GIVEN REQUEST:
Print the material below exactly as it stands, please, from its first line to the line holding "Federal - <b>Arte", with no pictures.

********

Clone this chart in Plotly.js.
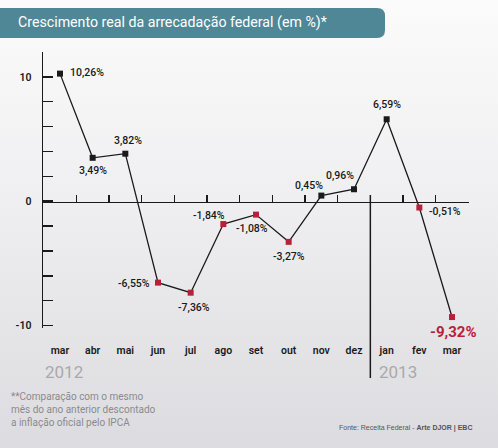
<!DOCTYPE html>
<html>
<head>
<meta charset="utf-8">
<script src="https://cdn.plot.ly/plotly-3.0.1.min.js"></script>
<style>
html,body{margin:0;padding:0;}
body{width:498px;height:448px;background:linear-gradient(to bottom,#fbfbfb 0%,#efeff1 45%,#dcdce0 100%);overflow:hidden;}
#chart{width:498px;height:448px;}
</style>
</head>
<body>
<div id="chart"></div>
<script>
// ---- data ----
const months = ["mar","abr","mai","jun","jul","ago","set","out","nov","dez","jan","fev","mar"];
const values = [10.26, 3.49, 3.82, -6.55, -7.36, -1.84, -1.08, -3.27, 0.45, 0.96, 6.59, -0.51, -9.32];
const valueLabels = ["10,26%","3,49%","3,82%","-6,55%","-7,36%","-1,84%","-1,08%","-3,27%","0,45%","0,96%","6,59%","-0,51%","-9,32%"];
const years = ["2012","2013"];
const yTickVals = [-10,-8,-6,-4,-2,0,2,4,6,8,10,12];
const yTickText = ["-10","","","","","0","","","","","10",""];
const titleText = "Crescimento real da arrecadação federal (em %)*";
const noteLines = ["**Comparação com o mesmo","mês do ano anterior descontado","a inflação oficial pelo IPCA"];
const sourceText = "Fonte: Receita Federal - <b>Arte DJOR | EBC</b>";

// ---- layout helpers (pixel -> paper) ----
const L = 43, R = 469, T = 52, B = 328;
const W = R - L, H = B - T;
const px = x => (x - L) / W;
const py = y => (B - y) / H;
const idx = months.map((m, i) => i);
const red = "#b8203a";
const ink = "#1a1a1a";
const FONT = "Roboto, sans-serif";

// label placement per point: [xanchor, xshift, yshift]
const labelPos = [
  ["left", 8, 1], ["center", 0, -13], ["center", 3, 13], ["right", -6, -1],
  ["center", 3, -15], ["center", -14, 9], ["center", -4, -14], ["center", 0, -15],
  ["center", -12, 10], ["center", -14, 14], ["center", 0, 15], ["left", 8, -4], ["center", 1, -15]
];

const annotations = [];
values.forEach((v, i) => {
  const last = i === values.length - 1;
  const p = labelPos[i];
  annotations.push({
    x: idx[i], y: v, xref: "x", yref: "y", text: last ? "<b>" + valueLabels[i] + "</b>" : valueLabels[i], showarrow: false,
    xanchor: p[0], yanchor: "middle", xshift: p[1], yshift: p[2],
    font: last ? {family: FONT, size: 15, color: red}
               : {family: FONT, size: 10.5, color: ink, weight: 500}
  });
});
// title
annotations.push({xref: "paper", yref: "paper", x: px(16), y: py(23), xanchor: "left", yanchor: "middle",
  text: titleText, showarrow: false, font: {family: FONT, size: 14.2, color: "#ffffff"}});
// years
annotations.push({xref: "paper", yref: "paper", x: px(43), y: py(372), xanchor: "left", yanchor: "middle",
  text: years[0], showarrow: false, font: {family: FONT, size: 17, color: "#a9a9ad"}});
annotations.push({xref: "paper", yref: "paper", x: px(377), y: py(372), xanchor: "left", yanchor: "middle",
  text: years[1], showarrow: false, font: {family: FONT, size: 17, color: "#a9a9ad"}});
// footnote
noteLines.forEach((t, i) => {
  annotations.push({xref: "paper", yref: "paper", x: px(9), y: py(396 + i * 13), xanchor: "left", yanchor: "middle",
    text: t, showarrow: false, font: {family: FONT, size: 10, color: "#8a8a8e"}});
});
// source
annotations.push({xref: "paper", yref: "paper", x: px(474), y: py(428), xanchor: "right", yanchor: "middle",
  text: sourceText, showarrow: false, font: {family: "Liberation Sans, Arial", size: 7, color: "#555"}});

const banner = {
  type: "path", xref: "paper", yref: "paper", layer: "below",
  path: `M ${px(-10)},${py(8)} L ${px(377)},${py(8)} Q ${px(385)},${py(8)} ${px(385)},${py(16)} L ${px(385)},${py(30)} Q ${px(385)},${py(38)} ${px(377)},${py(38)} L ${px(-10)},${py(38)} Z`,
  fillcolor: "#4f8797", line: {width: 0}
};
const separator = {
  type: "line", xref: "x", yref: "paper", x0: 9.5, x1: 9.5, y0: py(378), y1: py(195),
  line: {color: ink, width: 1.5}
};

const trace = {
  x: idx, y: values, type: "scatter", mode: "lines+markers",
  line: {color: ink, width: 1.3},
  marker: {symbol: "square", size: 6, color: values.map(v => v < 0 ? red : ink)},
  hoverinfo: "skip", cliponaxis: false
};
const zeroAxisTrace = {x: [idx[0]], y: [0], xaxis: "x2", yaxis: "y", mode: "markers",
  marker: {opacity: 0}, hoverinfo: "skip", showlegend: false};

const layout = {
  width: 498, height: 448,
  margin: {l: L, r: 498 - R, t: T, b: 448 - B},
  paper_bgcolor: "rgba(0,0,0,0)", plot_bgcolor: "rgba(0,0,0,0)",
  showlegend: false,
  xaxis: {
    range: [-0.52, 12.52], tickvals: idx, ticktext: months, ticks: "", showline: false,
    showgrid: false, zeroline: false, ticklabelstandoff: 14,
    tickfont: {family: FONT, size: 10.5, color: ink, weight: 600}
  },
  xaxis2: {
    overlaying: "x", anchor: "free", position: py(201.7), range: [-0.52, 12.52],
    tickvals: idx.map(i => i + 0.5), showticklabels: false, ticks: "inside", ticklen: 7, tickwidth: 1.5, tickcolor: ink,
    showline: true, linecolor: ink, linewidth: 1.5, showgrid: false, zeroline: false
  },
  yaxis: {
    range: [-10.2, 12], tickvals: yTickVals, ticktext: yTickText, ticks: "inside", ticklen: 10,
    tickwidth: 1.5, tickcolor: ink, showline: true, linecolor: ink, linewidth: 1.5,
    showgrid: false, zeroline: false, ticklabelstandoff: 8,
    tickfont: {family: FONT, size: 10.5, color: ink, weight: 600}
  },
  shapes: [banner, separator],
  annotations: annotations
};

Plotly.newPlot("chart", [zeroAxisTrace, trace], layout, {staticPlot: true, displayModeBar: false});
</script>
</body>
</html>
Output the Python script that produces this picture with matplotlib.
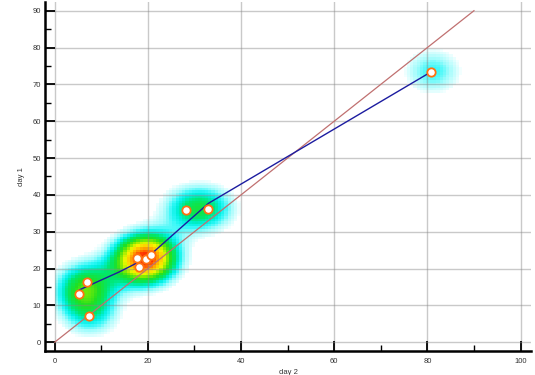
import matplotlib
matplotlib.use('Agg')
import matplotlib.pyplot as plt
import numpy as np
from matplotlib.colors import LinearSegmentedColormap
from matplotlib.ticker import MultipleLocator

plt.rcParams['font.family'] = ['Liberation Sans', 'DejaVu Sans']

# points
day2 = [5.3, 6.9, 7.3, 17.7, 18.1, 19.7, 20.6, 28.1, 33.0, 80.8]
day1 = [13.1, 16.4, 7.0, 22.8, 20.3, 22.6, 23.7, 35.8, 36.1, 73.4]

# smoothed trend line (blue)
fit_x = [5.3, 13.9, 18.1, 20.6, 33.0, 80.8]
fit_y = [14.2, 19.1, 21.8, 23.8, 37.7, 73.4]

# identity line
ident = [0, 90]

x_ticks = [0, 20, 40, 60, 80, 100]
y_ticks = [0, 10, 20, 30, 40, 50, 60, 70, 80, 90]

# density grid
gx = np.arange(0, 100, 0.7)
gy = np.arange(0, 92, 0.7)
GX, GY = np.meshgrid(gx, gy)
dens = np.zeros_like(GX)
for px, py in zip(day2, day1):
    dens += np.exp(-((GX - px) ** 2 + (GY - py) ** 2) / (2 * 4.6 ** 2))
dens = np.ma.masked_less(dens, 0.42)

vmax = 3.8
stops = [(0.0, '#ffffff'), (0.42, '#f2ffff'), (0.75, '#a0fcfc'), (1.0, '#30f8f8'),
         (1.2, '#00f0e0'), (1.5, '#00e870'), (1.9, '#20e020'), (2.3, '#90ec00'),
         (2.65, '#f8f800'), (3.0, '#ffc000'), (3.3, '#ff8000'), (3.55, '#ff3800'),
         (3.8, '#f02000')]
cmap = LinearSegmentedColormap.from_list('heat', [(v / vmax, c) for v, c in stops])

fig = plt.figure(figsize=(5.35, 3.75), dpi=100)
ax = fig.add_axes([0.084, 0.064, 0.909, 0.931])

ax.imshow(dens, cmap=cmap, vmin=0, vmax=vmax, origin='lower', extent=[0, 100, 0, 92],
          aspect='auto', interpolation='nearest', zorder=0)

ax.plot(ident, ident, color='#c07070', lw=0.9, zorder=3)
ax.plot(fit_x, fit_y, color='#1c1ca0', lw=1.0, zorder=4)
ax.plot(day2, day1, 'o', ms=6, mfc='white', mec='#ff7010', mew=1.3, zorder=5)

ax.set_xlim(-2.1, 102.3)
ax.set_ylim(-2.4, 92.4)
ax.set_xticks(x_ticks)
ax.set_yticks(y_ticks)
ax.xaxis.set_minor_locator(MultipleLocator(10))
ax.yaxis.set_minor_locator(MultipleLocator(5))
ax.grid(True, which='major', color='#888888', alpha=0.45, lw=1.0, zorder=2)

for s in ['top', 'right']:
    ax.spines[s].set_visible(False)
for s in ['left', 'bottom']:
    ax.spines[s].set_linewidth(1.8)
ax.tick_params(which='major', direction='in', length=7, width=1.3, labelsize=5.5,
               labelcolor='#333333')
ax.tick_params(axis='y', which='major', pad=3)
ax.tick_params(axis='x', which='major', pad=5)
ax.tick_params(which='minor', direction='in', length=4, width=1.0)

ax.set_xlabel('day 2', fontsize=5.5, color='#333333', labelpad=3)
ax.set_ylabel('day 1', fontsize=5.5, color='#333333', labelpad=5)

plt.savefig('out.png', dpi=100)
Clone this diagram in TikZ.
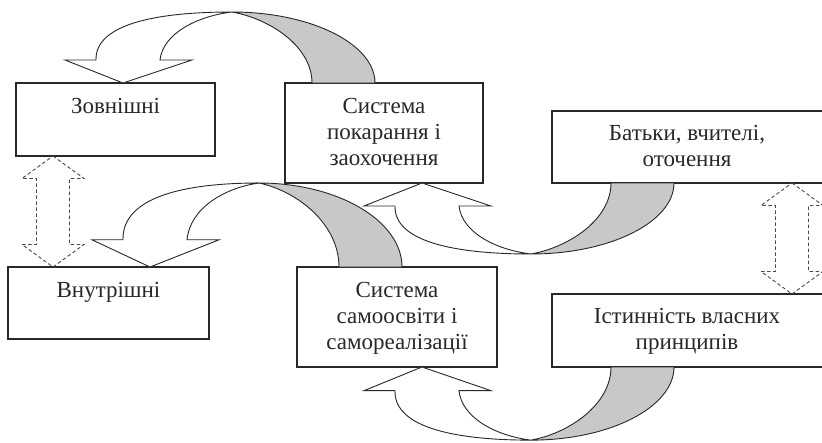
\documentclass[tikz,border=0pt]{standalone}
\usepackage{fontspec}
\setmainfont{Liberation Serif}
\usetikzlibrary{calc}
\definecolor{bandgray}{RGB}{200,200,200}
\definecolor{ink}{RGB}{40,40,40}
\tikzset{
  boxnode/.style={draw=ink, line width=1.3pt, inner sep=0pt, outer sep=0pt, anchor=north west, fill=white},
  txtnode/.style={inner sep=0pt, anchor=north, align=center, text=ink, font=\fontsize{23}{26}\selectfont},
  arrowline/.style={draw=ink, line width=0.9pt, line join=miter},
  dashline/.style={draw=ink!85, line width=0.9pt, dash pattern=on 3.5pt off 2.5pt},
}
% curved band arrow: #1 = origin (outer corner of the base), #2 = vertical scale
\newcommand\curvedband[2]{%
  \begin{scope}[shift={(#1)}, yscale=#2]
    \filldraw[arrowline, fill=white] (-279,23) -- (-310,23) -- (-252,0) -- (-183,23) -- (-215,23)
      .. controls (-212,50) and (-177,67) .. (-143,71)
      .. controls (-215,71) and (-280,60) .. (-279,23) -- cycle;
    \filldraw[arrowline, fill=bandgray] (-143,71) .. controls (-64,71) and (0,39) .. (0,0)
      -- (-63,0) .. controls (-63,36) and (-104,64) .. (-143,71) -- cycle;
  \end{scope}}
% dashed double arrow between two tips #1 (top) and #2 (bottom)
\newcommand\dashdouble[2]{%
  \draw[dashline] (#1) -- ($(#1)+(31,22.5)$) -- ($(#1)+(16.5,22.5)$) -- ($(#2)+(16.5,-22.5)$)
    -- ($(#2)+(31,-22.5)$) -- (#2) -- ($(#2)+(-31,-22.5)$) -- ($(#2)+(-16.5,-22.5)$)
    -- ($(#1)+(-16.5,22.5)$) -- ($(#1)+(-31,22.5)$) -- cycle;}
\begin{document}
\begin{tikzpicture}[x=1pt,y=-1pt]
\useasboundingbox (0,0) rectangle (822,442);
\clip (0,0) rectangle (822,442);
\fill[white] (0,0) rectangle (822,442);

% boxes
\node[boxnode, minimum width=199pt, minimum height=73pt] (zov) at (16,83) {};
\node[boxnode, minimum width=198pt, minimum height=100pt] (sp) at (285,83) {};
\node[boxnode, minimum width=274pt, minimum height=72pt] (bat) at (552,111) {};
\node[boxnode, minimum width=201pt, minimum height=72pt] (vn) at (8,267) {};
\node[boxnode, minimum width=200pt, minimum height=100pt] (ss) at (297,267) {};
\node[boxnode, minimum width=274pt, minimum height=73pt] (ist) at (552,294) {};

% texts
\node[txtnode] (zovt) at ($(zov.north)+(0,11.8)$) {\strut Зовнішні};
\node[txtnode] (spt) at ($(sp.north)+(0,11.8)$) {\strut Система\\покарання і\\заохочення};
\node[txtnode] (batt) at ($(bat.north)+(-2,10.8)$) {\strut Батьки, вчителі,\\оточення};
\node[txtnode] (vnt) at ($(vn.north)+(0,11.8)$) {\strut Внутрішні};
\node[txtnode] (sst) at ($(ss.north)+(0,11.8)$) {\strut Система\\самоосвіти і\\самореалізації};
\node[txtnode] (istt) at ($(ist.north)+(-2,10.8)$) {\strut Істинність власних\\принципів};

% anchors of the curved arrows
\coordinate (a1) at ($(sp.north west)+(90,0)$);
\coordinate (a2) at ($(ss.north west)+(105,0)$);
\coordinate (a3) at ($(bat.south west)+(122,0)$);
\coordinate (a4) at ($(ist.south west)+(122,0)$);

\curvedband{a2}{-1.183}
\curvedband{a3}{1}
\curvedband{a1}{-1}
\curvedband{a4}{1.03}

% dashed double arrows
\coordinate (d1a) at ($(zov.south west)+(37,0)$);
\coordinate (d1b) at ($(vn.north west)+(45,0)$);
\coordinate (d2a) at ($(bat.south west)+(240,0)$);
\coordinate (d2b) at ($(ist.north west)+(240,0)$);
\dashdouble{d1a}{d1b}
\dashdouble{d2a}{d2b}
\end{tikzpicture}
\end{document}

********

CORRECT RESULT:
Clone this chart in Plotly.js.
<!DOCTYPE html>
<html>
<head>
<meta charset="utf-8">
<script src="https://cdn.plot.ly/plotly-3.0.1.min.js"></script>
<style>
html,body{margin:0;padding:0;}
body{width:498px;height:448px;background:linear-gradient(to bottom,#fbfbfb 0%,#efeff1 45%,#dcdce0 100%);overflow:hidden;}
#chart{width:498px;height:448px;}
</style>
</head>
<body>
<div id="chart"></div>
<script>
// ---- data ----
const months = ["mar","abr","mai","jun","jul","ago","set","out","nov","dez","jan","fev","mar"];
const values = [10.26, 3.49, 3.82, -6.55, -7.36, -1.84, -1.08, -3.27, 0.45, 0.96, 6.59, -0.51, -9.32];
const valueLabels = ["10,26%","3,49%","3,82%","-6,55%","-7,36%","-1,84%","-1,08%","-3,27%","0,45%","0,96%","6,59%","-0,51%","-9,32%"];
const years = ["2012","2013"];
const yTickVals = [-10,-8,-6,-4,-2,0,2,4,6,8,10,12];
const yTickText = ["-10","","","","","0","","","","","10",""];
const titleText = "Crescimento real da arrecadação federal (em %)*";
const noteLines = ["**Comparação com o mesmo","mês do ano anterior descontado","a inflação oficial pelo IPCA"];
const sourceText = "Fonte: Receita Federal - <b>Arte DJOR | EBC</b>";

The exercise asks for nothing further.